In particolare, con la Deliberazione 200/2018, avvalendosi della facoltà concessa dall’art. 6, comma 2-quater, della Legge regionale 5/2013 dell’Emilia-Romagna, il Comune di Riccione ha ampliato l’elenco dei luoghi sensibili ricomprendendovi anche i centri di buon vicinato, le discoteche e gli asili nido.

Applicando questa mappatura, il Comune ha quindi emesso un provvedimento di chiusura, ovvero di rilocalizzazione, nei confronti di una sala bingo operante nel territorio comunale.
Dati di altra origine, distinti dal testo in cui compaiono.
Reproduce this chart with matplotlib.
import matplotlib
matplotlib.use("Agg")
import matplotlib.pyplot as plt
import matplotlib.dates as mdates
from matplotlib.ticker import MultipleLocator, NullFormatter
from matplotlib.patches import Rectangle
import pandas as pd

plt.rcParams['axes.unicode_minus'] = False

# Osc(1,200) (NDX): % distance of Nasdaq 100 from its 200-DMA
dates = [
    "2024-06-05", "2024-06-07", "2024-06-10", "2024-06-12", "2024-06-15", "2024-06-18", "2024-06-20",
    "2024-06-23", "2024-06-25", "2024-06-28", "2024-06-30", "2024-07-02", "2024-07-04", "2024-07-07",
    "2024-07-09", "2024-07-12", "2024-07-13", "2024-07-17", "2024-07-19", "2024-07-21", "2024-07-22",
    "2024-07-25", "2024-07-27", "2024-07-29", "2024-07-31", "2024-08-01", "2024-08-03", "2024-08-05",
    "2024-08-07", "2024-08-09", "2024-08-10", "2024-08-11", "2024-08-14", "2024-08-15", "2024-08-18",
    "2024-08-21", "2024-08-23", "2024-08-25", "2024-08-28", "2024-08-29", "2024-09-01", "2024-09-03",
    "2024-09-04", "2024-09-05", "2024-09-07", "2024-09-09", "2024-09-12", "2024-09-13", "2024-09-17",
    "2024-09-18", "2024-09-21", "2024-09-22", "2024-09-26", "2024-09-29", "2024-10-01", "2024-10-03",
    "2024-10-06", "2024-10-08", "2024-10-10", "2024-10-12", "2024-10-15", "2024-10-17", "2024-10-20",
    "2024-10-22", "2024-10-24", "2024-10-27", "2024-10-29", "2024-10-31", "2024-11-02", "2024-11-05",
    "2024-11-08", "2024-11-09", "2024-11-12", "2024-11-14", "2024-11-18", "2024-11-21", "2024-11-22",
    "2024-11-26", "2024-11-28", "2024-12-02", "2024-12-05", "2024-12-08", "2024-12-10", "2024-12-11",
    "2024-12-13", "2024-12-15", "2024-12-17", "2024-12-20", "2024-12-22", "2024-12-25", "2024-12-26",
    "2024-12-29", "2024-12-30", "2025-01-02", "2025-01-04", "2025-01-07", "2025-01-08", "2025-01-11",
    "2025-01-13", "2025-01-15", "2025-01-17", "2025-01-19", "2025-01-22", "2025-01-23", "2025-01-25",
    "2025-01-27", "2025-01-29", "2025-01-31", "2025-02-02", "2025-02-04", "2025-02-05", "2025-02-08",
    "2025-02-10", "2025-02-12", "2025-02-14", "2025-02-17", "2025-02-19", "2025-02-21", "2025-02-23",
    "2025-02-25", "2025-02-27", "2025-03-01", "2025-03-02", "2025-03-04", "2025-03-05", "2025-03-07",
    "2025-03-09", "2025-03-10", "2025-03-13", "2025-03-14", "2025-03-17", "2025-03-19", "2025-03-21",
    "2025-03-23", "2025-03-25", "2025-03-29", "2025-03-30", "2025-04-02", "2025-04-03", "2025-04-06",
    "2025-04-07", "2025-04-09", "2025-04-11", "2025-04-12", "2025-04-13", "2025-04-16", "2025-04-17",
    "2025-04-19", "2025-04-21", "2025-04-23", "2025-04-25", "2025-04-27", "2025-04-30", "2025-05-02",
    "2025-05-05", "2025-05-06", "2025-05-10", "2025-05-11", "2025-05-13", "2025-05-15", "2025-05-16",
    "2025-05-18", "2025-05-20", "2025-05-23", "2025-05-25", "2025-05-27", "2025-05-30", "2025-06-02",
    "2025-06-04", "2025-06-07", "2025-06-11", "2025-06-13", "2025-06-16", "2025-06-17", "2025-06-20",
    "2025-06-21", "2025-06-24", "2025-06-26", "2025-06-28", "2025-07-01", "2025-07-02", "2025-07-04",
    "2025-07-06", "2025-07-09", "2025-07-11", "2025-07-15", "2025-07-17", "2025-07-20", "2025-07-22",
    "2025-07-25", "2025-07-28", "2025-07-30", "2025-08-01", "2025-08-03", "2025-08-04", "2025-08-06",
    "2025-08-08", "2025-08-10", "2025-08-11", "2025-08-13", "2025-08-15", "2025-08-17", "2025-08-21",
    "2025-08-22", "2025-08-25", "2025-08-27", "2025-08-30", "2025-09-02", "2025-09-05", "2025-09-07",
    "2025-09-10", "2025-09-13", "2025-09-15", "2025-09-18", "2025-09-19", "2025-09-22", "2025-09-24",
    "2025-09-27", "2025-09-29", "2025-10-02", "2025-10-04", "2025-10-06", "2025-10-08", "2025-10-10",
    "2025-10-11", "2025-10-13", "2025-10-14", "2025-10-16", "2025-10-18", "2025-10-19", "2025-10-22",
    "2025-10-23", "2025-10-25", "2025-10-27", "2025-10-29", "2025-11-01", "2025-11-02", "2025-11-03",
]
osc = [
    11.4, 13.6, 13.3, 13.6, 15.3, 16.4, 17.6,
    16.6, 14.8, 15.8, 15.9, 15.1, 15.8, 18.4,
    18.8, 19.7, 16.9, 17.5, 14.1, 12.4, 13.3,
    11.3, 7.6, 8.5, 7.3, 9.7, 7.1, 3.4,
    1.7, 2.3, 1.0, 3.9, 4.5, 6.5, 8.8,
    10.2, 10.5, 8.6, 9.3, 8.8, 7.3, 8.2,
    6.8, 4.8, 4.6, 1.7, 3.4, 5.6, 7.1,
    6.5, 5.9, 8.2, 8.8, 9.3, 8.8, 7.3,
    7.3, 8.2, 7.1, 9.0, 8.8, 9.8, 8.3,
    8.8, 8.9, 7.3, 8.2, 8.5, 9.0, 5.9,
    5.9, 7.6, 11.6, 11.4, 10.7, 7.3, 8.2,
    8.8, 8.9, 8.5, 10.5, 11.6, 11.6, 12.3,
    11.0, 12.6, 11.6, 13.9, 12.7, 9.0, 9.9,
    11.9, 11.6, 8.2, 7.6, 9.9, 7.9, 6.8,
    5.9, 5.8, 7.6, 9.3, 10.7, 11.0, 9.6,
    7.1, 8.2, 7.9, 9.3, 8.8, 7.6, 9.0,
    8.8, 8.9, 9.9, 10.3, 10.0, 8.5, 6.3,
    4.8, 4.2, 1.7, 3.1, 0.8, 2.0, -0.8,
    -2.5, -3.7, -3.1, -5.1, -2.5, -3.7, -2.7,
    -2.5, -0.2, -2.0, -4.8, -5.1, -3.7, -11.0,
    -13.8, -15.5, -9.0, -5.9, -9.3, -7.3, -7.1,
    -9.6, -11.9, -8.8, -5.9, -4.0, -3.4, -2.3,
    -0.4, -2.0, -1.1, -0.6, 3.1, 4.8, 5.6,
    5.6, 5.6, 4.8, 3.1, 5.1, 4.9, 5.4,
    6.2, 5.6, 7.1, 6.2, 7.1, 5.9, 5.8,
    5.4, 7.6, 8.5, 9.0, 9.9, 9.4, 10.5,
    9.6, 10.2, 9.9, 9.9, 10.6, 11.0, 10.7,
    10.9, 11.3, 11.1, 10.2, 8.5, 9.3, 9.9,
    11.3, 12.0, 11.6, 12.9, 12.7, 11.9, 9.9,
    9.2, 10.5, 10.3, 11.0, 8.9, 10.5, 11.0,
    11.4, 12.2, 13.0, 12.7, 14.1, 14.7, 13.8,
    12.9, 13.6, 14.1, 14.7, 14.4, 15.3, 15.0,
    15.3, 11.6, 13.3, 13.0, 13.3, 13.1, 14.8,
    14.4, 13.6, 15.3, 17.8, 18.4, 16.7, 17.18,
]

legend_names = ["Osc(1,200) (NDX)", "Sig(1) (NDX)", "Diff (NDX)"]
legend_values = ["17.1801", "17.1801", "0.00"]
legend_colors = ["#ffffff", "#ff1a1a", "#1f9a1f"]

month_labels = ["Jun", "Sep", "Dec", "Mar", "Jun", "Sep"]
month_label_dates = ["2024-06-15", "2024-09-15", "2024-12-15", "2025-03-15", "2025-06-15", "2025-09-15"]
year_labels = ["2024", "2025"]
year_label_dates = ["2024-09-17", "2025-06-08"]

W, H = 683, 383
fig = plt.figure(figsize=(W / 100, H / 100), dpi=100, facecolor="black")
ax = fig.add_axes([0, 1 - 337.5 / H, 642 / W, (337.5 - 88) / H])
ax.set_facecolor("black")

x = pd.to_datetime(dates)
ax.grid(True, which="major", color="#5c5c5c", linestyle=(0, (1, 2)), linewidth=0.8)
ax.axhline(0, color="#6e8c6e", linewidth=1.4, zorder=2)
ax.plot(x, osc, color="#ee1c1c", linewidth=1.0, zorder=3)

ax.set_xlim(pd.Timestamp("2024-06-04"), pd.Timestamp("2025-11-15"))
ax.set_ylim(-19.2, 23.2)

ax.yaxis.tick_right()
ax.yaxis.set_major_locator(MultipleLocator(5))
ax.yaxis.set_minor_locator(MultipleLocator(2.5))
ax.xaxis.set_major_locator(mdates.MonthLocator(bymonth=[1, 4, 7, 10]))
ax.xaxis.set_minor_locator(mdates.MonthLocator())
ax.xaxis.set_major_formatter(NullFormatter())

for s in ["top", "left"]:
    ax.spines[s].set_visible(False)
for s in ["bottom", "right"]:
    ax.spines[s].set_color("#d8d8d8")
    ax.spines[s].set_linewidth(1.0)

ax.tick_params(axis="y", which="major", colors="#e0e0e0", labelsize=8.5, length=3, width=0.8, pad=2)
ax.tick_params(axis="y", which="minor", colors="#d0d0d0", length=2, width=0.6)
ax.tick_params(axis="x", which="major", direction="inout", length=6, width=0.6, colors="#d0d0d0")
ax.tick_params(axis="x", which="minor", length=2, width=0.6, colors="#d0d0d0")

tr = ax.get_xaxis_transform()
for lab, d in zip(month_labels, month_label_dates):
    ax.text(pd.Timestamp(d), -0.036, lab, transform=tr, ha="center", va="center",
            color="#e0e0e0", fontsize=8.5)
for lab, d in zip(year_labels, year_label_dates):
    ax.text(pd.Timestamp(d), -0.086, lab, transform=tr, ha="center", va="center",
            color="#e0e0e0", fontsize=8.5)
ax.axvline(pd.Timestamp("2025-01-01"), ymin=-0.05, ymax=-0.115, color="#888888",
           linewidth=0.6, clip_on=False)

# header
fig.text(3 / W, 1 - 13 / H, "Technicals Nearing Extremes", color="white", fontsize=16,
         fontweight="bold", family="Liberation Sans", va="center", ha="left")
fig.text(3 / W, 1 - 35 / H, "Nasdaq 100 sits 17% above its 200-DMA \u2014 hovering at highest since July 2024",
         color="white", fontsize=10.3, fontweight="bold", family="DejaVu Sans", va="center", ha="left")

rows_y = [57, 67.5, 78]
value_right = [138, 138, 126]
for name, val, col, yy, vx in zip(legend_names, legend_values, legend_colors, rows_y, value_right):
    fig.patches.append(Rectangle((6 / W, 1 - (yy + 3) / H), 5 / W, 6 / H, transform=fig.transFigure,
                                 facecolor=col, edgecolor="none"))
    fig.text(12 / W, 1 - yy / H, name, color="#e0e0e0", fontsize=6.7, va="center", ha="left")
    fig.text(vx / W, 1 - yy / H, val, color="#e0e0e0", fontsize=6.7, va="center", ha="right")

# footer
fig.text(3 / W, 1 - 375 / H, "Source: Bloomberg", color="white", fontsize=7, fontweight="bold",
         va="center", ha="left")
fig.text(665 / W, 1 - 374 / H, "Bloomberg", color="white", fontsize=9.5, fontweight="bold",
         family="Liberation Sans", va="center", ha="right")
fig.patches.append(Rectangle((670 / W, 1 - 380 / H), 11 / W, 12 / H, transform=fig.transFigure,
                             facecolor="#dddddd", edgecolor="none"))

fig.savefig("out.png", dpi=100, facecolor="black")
Avverso tali provvedimenti, la sala bingo in questione ha presentato ricorso al TAR Emilia-Romagna, che l’ha respinto con la sentenza 258/2021 (si veda questa scheda di sintesi). La sala bingo ha quindi presentato appello al Consiglio di Stato che, con la sentenza 17/2024, l’ha accolto ritenendo sussistente, nel caso di specie, l’effetto espulsivo lamentato dall’operatore del gioco.

Il distanziometro e gli strumenti urbanistici. In primo luogo, il Consiglio di Stato respinge la censura di parte appellante che lamentava la violazione delle garanzie partecipative in sede di formazione degli strumenti urbanistici.
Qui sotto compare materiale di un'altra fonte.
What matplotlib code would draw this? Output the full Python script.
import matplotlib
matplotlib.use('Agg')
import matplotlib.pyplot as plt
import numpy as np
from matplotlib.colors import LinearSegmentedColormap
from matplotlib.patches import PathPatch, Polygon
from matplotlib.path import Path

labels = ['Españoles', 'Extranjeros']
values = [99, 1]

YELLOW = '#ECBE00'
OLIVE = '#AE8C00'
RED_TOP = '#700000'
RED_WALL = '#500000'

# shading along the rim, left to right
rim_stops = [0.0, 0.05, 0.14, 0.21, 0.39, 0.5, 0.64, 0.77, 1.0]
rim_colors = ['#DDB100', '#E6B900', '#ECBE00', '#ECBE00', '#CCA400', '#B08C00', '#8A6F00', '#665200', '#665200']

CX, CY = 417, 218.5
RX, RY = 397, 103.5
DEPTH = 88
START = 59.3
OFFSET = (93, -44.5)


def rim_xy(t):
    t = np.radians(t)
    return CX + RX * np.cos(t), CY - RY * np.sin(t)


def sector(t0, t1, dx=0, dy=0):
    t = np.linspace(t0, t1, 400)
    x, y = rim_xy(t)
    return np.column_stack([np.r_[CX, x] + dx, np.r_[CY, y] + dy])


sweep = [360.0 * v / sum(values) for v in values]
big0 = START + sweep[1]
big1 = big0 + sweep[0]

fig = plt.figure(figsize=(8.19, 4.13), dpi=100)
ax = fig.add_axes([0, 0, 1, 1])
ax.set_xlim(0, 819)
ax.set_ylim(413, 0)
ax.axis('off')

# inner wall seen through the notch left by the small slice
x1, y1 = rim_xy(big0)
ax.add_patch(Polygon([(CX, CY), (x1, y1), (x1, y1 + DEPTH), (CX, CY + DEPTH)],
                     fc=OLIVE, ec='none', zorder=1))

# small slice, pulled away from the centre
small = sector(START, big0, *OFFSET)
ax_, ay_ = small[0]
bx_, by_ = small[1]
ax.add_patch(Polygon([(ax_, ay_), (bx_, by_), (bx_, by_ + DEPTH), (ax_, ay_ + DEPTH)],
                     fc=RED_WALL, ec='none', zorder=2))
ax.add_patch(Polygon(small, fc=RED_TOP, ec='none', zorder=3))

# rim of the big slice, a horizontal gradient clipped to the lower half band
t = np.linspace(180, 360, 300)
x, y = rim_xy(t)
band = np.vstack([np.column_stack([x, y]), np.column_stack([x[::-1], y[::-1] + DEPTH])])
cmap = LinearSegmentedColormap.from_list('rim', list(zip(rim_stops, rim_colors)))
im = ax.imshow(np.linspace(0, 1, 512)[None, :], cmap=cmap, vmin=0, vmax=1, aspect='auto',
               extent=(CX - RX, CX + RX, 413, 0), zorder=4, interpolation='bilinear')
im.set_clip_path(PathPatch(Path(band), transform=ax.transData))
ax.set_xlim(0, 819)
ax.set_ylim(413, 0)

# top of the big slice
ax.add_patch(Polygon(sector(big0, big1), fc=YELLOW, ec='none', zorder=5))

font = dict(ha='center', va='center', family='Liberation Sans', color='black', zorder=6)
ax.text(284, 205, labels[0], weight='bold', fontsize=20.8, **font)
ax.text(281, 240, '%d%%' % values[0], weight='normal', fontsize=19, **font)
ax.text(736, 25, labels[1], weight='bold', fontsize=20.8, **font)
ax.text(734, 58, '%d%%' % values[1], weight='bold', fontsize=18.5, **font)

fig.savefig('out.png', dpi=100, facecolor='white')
Secondo i giudici, infatti, il Comune di Riccione ha applicato la legge e le deliberazioni regionali perseguendo le finalità di tutela della salute e dei soggetti più deboli: si tratta, dunque, di una normativa priva di finalità di governo del territorio, e da farsi rientrare, invece, nell’ambito socio-sanitario. Pertanto, confermando in questo caso il tenore della pronuncia di primo grado, il Collegio ritiene che “la deliberazione di mappatura dei luoghi sensibili [non] deve soggiacere al regime procedimentale del c.d. doppio binario” (con fase di adozione e successiva fase di approvazione), previsto, invece, per gli atti pianificatori comunali in materia urbanistica”.

L’effetto espulsivo. Il Consiglio di Stato accoglie, invece, la censura di parte appellante in merito all’effetto espulsivo generato dall’applicazione in concreto del distanziometro nel Comune di Riccione.

A tal proposito le argomentazioni dei giudici si fondano su una verificazione allo scopo effettuata dal Direttore del DABC del Politecnico di Milano. In primo luogo è stato rilevato che le attività di gioco rientrano, in generale, all’interno delle Funzioni Direzionali (categoria d), in tre differenti sottocategorie d’uso del territorio: d2 e d4, per le sale giochi con capienza di pubblico inferiore rispettivamente a 100 persone ed a 400 persone, e d5 per le attività ad elevato impatto (attività ricreative, sportive e di spettacolo), tra cui l’attività di sala bingo.

All’esito della verificazione è emerso che, per effetto della deliberazione 200/2018, la delocalizzazione sarebbe possibile solo nello 0,5% del territorio urbanizzato e mai per l’uso d5 (che interessa nel caso di specie). Non solo: secondo la verificazione in ogni caso “l’effettivo stato dei luoghi rende altamente improbabile la localizzazione delle funzioni del gioco d’azzardo lecito”.

Il principio di proporzionalità per le attività imprenditoriali già esistenti. Alla luce di quanto emerso dalla verificazione tecnica, il Consiglio di Stato ha accolto la censura di carenza di ragionevolezza e proporzionalità della disciplina del Comune di Riccione.

Spiegano i giudici che “non è in discussione la conformità a Costituzione, in specie all’art. 41, comma 2, della legislazione regionale sulle distanze delle sale giochi dai luoghi c.d. sensibili, né la compatibilità con la normativa euro unitaria”: viene ribadito, infatti, che il distanziometro “costituisce mezzo idoneo al perseguimento degli obiettivi prefissati di contrasto al fenomeno c.d. della ludopatia”, citando a tal fine anche la sentenza 108/2017 della Corte costituzionale.

Ciò che però viene in evidenza nel caso di specie, secondo il Collegio, è la violazione, da parte del Comune di Riccione, del principio di proporzionalità che “impone all’amministrazione comunale di adottare un provvedimento non eccedente quanto è opportuno e necessario per conseguire lo scopo prefissato”.

In particolare, secondo i giudici, non è condivisibile l’assunto per cui l’accertamento dell’esistenza anche di una pur minima disponibilità di aree idonee alla localizzazione di attività di gioco d’azzardo nel territorio comunale sarebbe idoneo a scongiurare il c.d. effetto espulsivo.

Più nel dettaglio, per il Consiglio di Stato tale affermazione potrebbe essere “accettabile con riguardo all’installazione di nuove attività imprenditoriali”, ma non anche per le attività imprenditoriali già esistenti. Per queste ultime, infatti, la violazione del principio di proporzionalità “si configura, non solo ove l’imposizione dei limiti distanziali determini nel territorio comunale la totale inibizione allo svolgimento dell’attività di esercizio di punti di gioco e di raccolta di scommesse, ma anche se l’individuazione delle aree destinate renda impossibile la delocalizzazione delle attività esistenti, per insufficienza quantitativa o per limitazioni urbanistico edilizie, secondo una valutazione che si ritiene (…) debba essere fatta in concreto e non in astratto, rilevando, per gli esercizi costretti a delocalizzare entro un tempo predeterminato (nel caso di specie, sei mesi, prorogabili di altri sei), gli impedimenti anche soltanto meramente fattuali”.

In questo senso, la sentenza qui analizzata si discosta dal precedente orientamento affermato, ad esempio, nel parere CDS 686/2021.